The article was triggered by the latest subpoena :
"Sources familiar with the Justice Department-led probe say that one area of interest to investigators is $15,600 that the U.S. Family Network paid in 1999 to Liberty Consulting, a firm run by Lisa Rudy, the wife of Tony Rudy, who was a deputy chief of staff to DeLay before becoming a lobbying colleague of Abramoff's."
Fair enough.

The article continues:
"The Washington Post reported late last year that most of the network's $2.5 million in funding over a five-year period came from Abramoff clients. For instance, the Mississippi Band of Choctaws and a small group of textile executives from the Commonwealth of the Northern Mariana Islands together donated a total of $750,000 to the U.S. Family Network in the late 1990s. Another $1 million donation was made in 1998 by an anonymous donor through a London law firm that may have been used as a conduit by two Russian oil executives."
Fair enough, as it goes, but they somehow forgot to mention that the rest of the funds came from the NRCC!
" The Network made headlines as the recipient of the largest single donation the National Republican Congressional Caucus ever made, $500,000. The check was cut by Virginia Congressman and DeLay crony Tom Davis, NRCC chair, but was never approved by the executive committee." (link)

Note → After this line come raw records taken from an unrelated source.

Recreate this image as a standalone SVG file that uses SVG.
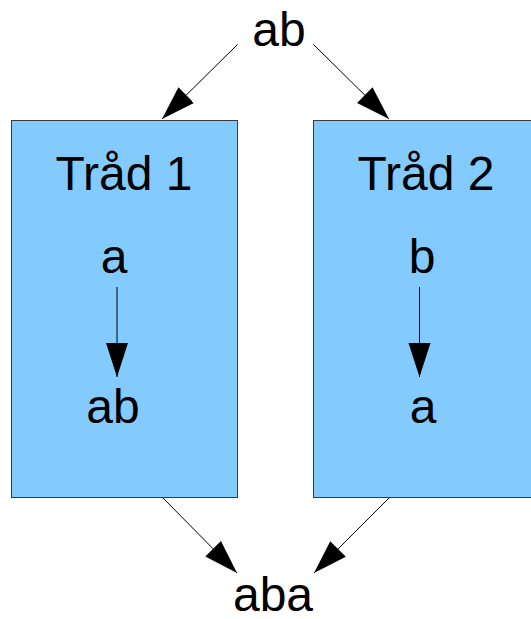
<svg xmlns="http://www.w3.org/2000/svg" width="531" height="619" viewBox="0 0 531 619">
<style>
.box{fill:#83caff;stroke:#3a3a3a;stroke-width:1}
.t{font-family:"Liberation Sans",Arial,sans-serif;font-size:48px;fill:#000;text-anchor:middle}
.c{stroke:#000;stroke-width:1;fill:none}
</style>
<defs>
<marker id="ah" markerUnits="userSpaceOnUse" markerWidth="34" markerHeight="24" refX="34" refY="12" orient="auto">
<path d="M0,1 L34,12 L0,23 Z" fill="#000"/>
</marker>
</defs>
<g id="top"><text class="t" x="279" y="46">ab</text></g>
<g id="thread1">
<rect class="box" x="11.5" y="120.5" width="226" height="377"/>
<text class="t" x="124" y="190">Tråd 1</text>
<text class="t" x="114" y="273">a</text>
<text class="t" x="113" y="423">ab</text>
</g>
<g id="thread2">
<rect class="box" x="313.5" y="120.5" width="226" height="377"/>
<text class="t" x="426" y="190">Tråd 2</text>
<text class="t" x="422" y="273">b</text>
<text class="t" x="423" y="423">a</text>
</g>
<g id="bottom"><text class="t" x="273" y="611">aba</text></g>
<g id="connectors">
<line class="c" x1="237.5" y1="44.5" x2="162" y2="119" marker-end="url(#ah)"/>
<line class="c" x1="313.5" y1="44.5" x2="389" y2="119" marker-end="url(#ah)"/>
<line class="c" x1="117" y1="287" x2="117" y2="377" marker-end="url(#ah)"/>
<line class="c" x1="419.5" y1="287" x2="419.5" y2="377" marker-end="url(#ah)"/>
<line class="c" x1="163" y1="498" x2="237" y2="573" marker-end="url(#ah)"/>
<line class="c" x1="389" y1="498" x2="314" y2="573" marker-end="url(#ah)"/>
</g>
</svg>
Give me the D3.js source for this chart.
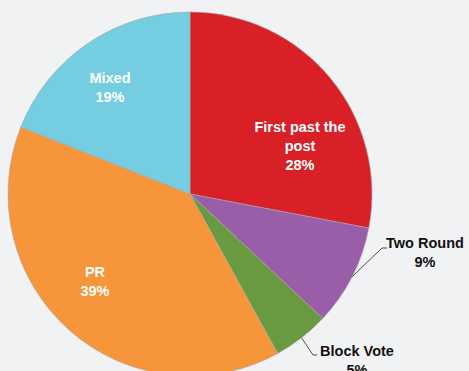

That's where a big scandal lies, undoubtedly, as i mentioned the other day.

NJ continues:
"The network, which had a tiny staff and did little public advocacy, also paid hundreds of thousands of dollars to Buckham and the Alexander Strategy Group, which for a period of time was based in the same townhouse. Christine DeLay was a consultant to the ASG lobby shop for three years and earned $115,000 in fees for work related to charities. Investigators have been seeking to find out whether Abramoff clients helped to underwrite her work."
I don't know when the 'Christine did work related to charities' meme got (very effectively) planted - but it's untrue. I categorically debunked this nonsense here.